Flavors of Moonshine: Tiny Specialized ASR Models for Edge Devices
Introduction
The paper "Flavors of Moonshine: Tiny Specialized ASR Models for Edge Devices" (2509.02523) presents a suite of compact, monolingual automatic speech recognition (ASR) models targeting underrepresented languages and optimized for deployment on resource-constrained edge devices. The authors critically examine the prevailing assumption that multilingual ASR architectures universally outperform monolingual models at small parameter scales, and provide empirical evidence to the contrary. Their approach leverages a carefully curated blend of human-labeled, pseudo-labeled, and synthetic data to train models with only 27M parameters, achieving substantial improvements in word error rate (WER) over comparably sized and much larger Whisper models.
Methodology
The core methodology involves training monolingual ASR models for Arabic, Chinese, Japanese, Korean, Ukrainian, and Vietnamese. The authors employ a data-centric strategy, assembling training corpora from diverse sources:
- Human-labeled datasets: High-quality, manually transcribed speech corpora.
- Pseudo-labeled data: Automatically transcribed speech using existing ASR systems, filtered for quality.
- Synthetic data: Text-to-speech (TTS) generated utterances to augment low-resource languages.
The training pipeline incorporates rigorous data balancing to mitigate overfitting to synthetic or noisy pseudo-labeled samples. Model architectures are derived from efficient transformer-based designs, with modifications to optimize for low-latency inference and minimal memory footprint. The models are trained from scratch for each target language, eschewing multilingual pretraining or parameter sharing.
Experimental Results
The evaluation benchmarks the Moonshine models against Whisper Tiny (27M), Whisper Small (238M), and Whisper Medium (769M) across multiple languages. Key findings include:
- Average WER reduction of 48% compared to Whisper Tiny for the same parameter budget.
- Outperformance of Whisper Small (9x larger) in most cases, and competitive or superior results to Whisper Medium (28x larger) for several languages.
- Robustness across diverse test sets, including conversational, broadcast, and synthetic speech.
The results demonstrate that, for edge-scale ASR, monolingual specialization and data curation yield superior performance to parameter-matched multilingual models. The authors highlight that the models are released under a permissive open-source license, facilitating reproducibility and adoption.
Implications and Discussion
The findings challenge the dominant paradigm in ASR research, which favors large-scale multilingual models for all deployment scenarios. The paper provides strong evidence that, at small model scales, monolingual specialization and targeted data augmentation are more effective than cross-lingual transfer. This has significant implications for the deployment of ASR on edge devices, where compute and memory constraints preclude the use of large models.

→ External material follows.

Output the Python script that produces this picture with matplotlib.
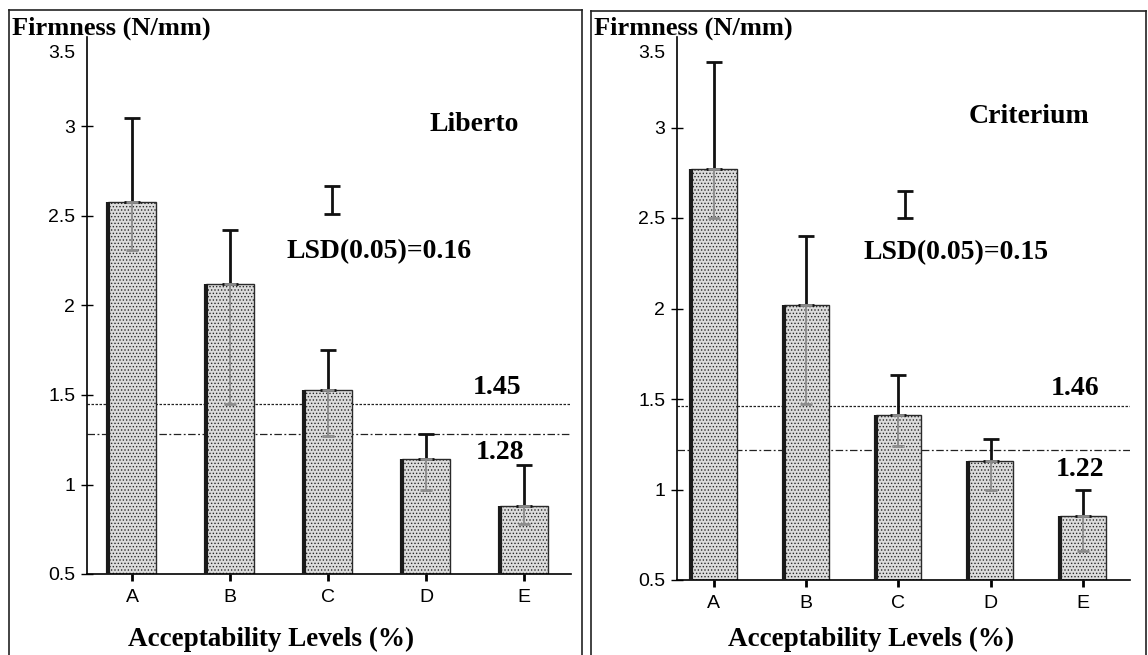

Practically, the Moonshine models enable accurate, real-time ASR for languages with previously limited support, expanding accessibility for non-English speakers and low-resource communities. The open-source release further accelerates research and commercial adoption in embedded systems, IoT, and mobile applications.
Theoretically, the work suggests that the benefits of multilingual modeling are not uniform across model scales, and that data quality and domain adaptation are critical for small-footprint ASR. The results also raise questions about the optimal balance between model capacity, data diversity, and specialization, motivating future research into adaptive architectures and data-centric training pipelines.
Future Directions
Potential avenues for future work include:
- Extending the approach to additional languages and dialects, particularly those with extremely limited resources.
- Exploring hybrid architectures that combine monolingual specialization with selective cross-lingual transfer for phonetic or lexical overlap.
- Investigating continual learning and on-device adaptation to personalize ASR models post-deployment.
- Optimizing for ultra-low-power hardware and real-time streaming scenarios.
Conclusion
"Flavors of Moonshine" provides a rigorous, data-driven approach to building high-accuracy, small-scale ASR models for edge devices. The paper demonstrates that monolingual specialization, combined with balanced data augmentation, can outperform multilingual models at the same parameter scale and even surpass much larger models. These findings have direct implications for the design and deployment of ASR systems in resource-constrained environments and suggest a reevaluation of current best practices in ASR model development for low-resource languages.